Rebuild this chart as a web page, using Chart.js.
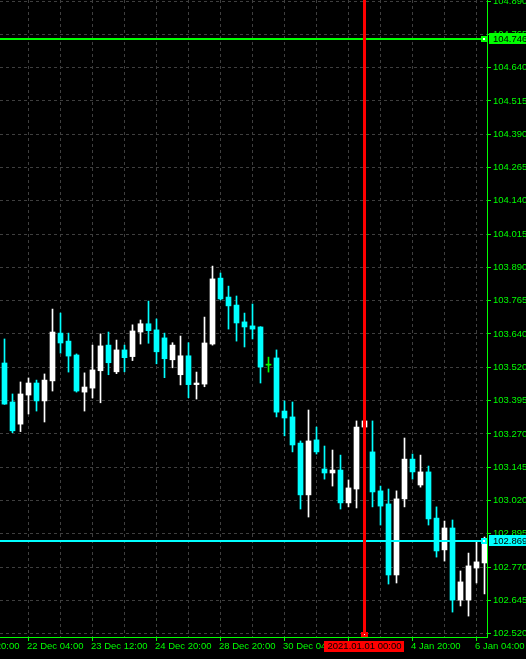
<!DOCTYPE html>
<html>
<head>
<meta charset="utf-8">
<script src="https://cdn.jsdelivr.net/npm/chart.js@4/dist/chart.umd.min.js"></script>
<style>
  html, body { margin: 0; padding: 0; background: #000; overflow: hidden; }
  canvas { display: block; }
</style>
</head>
<body>
<canvas id="chart" width="526" height="659"></canvas>
<script>
// USDJPY-style H4 candles, one entry per bar (bar index = position in the arrays)
const opens  = [103.534,103.388,103.305,103.414,103.459,103.392,103.467,103.646,103.616,103.564,
                103.425,103.440,103.505,103.601,103.501,103.583,103.558,103.650,103.681,103.658,
                103.628,103.546,103.490,103.561,103.453,103.455,103.605,103.852,103.781,103.751,
                103.688,103.673,103.669,103.526,103.553,103.354,103.332,103.234,103.040,103.246,
                103.137,103.122,103.133,103.010,103.062,103.294,103.201,103.055,103.006,102.740,
                103.025,103.174,103.077,103.126,102.953,102.834,102.916,102.646,102.646,102.766,
                102.785];
const highs  = [103.624,103.418,103.463,103.478,103.470,103.493,103.736,103.721,103.646,103.568,
                103.497,103.601,103.643,103.650,103.620,103.601,103.677,103.695,103.766,103.699,
                103.646,103.610,103.635,103.610,103.500,103.706,103.897,103.871,103.822,103.785,
                103.721,103.755,103.670,103.556,103.583,103.392,103.388,103.242,103.358,103.294,
                103.223,103.208,103.189,103.096,103.317,103.324,103.317,103.073,103.062,103.055,
                103.253,103.193,103.189,103.148,102.995,102.942,102.946,102.755,102.822,102.863,
                102.882];
const lows   = [103.379,103.273,103.277,103.343,103.354,103.313,103.429,103.571,103.500,103.425,
                103.354,103.403,103.385,103.490,103.494,103.501,103.543,103.605,103.608,103.531,
                103.479,103.516,103.452,103.404,103.399,103.445,103.601,103.770,103.661,103.616,
                103.594,103.624,103.459,103.500,103.332,103.261,103.201,102.987,102.957,103.193,
                103.099,103.073,102.987,102.995,102.991,103.272,102.995,102.927,102.706,102.710,
                102.995,103.099,103.069,102.927,102.807,102.792,102.601,102.624,102.586,102.710,
                102.669];
const closes = [103.380,103.280,103.418,103.459,103.392,103.470,103.650,103.609,103.560,103.429,
                103.444,103.508,103.598,103.535,103.583,103.554,103.654,103.681,103.655,103.576,
                103.550,103.601,103.561,103.453,103.459,103.609,103.849,103.774,103.748,103.684,
                103.669,103.661,103.519,103.526,103.350,103.328,103.227,103.040,103.242,103.201,
                103.122,103.133,103.010,103.066,103.294,103.317,103.051,102.998,102.740,103.025,
                103.174,103.126,103.126,102.950,102.830,102.916,102.646,102.714,102.774,102.789,
                102.869];

// time axis: a grid line every 4 bars, a label every 8 bars
const xTickBars = [-5, -1, 3, 7, 11, 15, 19, 23, 27, 31, 35, 39, 43, 47, 51, 55, 59];
const xTickText = ['18 Dec 20:00', '', '22 Dec 04:00', '', '23 Dec 12:00', '', '24 Dec 20:00', '',
                   '28 Dec 20:00', '', '30 Dec 04:00', '', '31 Dec 12:00', '', '4 Jan 20:00', '', '6 Jan 04:00'];

// price axis labels, top to bottom
const yTickLabels = ['104.890','104.765','104.640','104.515','104.390','104.265','104.140','104.015',
                     '103.890','103.765','103.640','103.520','103.395','103.270','103.145','103.020',
                     '102.895','102.770','102.645','102.520'];

// drawn objects
const alertLevel = 104.746;
const bidLevel = 102.869;
const markerBar = 45;
const markerText = '2021.01.01 00:00';

const LIME = '#00ff00';
const BULL = '#ffffff';
const BEAR = '#00ffff';
const DOJI = '#00ff00';
const GRID = '#3f3f3f';
const FONT_FAMILY = '"Liberation Sans", Arial, sans-serif';
const FONT_SIZE = 9.5;

const yTop = parseFloat(yTickLabels[0]);
const yBottom = parseFloat(yTickLabels[yTickLabels.length - 1]);
const yStep = (yTop - yBottom) / (yTickLabels.length - 1);
const pxPerUnit = 266.96;

const candleColor = i => closes[i] > opens[i] ? BULL : (closes[i] < opens[i] ? BEAR : DOJI);
const bars = opens.map((_, i) => i);

// price lines, the date marker and their tags
const overlay = {
  id: 'overlay',
  afterDatasetsDraw(chart) {
    const { ctx, chartArea: a, scales: { x, y } } = chart;
    ctx.save();
    [[alertLevel, LIME], [bidLevel, BEAR]].forEach(([level, color]) => {
      const py = Math.round(y.getPixelForValue(level));
      ctx.fillStyle = color;
      ctx.fillRect(a.left, py - 1, a.right - a.left, 2);
      ctx.fillRect(a.right - 6, py - 3, 6, 6);
      ctx.fillStyle = '#ffffff';
      ctx.fillRect(a.right - 4, py - 1, 2, 2);
    });
    const px = Math.floor(x.getPixelForValue(markerBar));
    ctx.fillStyle = '#ff0000';
    ctx.fillRect(px - 1, a.top, 3, a.bottom - a.top);
    ctx.fillRect(px - 3, a.bottom - 5, 7, 5);
    ctx.fillStyle = '#ffffff';
    ctx.fillRect(px, a.bottom - 3, 1, 1);
    ctx.restore();
  },
  afterDraw(chart) {
    const { ctx, chartArea: a, scales: { x, y } } = chart;
    ctx.save();
    ctx.font = FONT_SIZE + 'px ' + FONT_FAMILY;
    ctx.textBaseline = 'middle';
    [[alertLevel, LIME], [bidLevel, BEAR]].forEach(([level, color]) => {
      const py = Math.round(y.getPixelForValue(level));
      ctx.fillStyle = color;
      ctx.fillRect(a.right + 2, py - 6, chart.width - a.right - 2, 11);
      ctx.fillStyle = '#000000';
      ctx.textAlign = 'left';
      ctx.fillText(level.toFixed(3), a.right + 6, py);
    });
    const px = Math.floor(x.getPixelForValue(markerBar));
    ctx.fillStyle = '#ff0000';
    ctx.fillRect(px - 40, a.bottom + 4, 80, 11);
    ctx.fillStyle = '#000000';
    ctx.textAlign = 'center';
    ctx.fillText(markerText, px + 0.5, a.bottom + 9.5);
    ctx.restore();
  }
};

new Chart(document.getElementById('chart'), {
  type: 'bar',
  data: {
    datasets: [
      {
        label: 'shadow',
        data: bars.map(i => ({ x: i, y: [lows[i], highs[i]] })),
        backgroundColor: ctx => candleColor(ctx.dataIndex),
        barThickness: 1,
        grouped: false,
        borderWidth: 0,
        order: 2
      },
      {
        label: 'body',
        data: bars.map(i => ({ x: i, y: [opens[i], closes[i]] })),
        backgroundColor: ctx => candleColor(ctx.dataIndex),
        barThickness: 5,
        minBarLength: 1,
        grouped: false,
        borderWidth: 0,
        order: 1
      }
    ]
  },
  options: {
    responsive: false,
    animation: false,
    devicePixelRatio: 1,
    layout: { padding: 0 },
    plugins: { legend: { display: false }, tooltip: { enabled: false } },
    scales: {
      x: {
        type: 'linear',
        position: 'bottom',
        offset: false,
        min: -4.5 / 8,
        max: (487 - 4.5) / 8,
        afterBuildTicks: s => { s.ticks = xTickBars.map(v => ({ value: v })); },
        afterFit: s => { s.height = 22; s.paddingLeft = 0; s.paddingRight = 0; },
        ticks: {
          autoSkip: false, maxRotation: 0, minRotation: 0, align: 'start', padding: 0,
          labelOffset: -1.5,
          color: LIME, font: { family: FONT_FAMILY, size: FONT_SIZE },
          callback: (v, i) => xTickText[i]
        },
        grid: {
          offset: false,
          color: GRID, lineWidth: 1, tickLength: 4, tickWidth: 1,
          tickColor: ctx => (xTickText[ctx.index] ? LIME : 'rgba(0,0,0,0)')
        },
        border: { color: LIME, width: 1, dash: [3, 3] }
      },
      y: {
        type: 'linear',
        position: 'right',
        min: yBottom - 3.3 / pxPerUnit,
        max: yTop + 1 / pxPerUnit,
        afterBuildTicks: s => { s.ticks = yTickLabels.map((t, k) => ({ value: yTop - k * yStep })); },
        afterFit: s => { s.width = 39; s.paddingTop = 0; s.paddingBottom = 0; },
        ticks: {
          autoSkip: false, padding: 2,
          color: LIME, font: { family: FONT_FAMILY, size: FONT_SIZE },
          callback: (v, i) => yTickLabels[i]
        },
        grid: { color: GRID, lineWidth: 1, tickLength: 4, tickWidth: 1, tickColor: LIME },
        border: { color: LIME, width: 1, dash: [3, 3] }
      }
    }
  },
  plugins: [overlay]
});
</script>
</body>
</html>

**Exercise**
Return from the data every line that holds "chart".

**Response to the task**
Rebuild this chart as a web page, using Chart.js.
<script src="https://cdn.jsdelivr.net/npm/chart.js@4/dist/chart.umd.min.js"></script>
<canvas id="chart" width="526" height="659"></canvas>
  afterDatasetsDraw(chart) {
    const { ctx, chartArea: a, scales: { x, y } } = chart;
  afterDraw(chart) {
    const { ctx, chartArea: a, scales: { x, y } } = chart;
      ctx.fillRect(a.right + 2, py - 6, chart.width - a.right - 2, 11);
new Chart(document.getElementById('chart'), {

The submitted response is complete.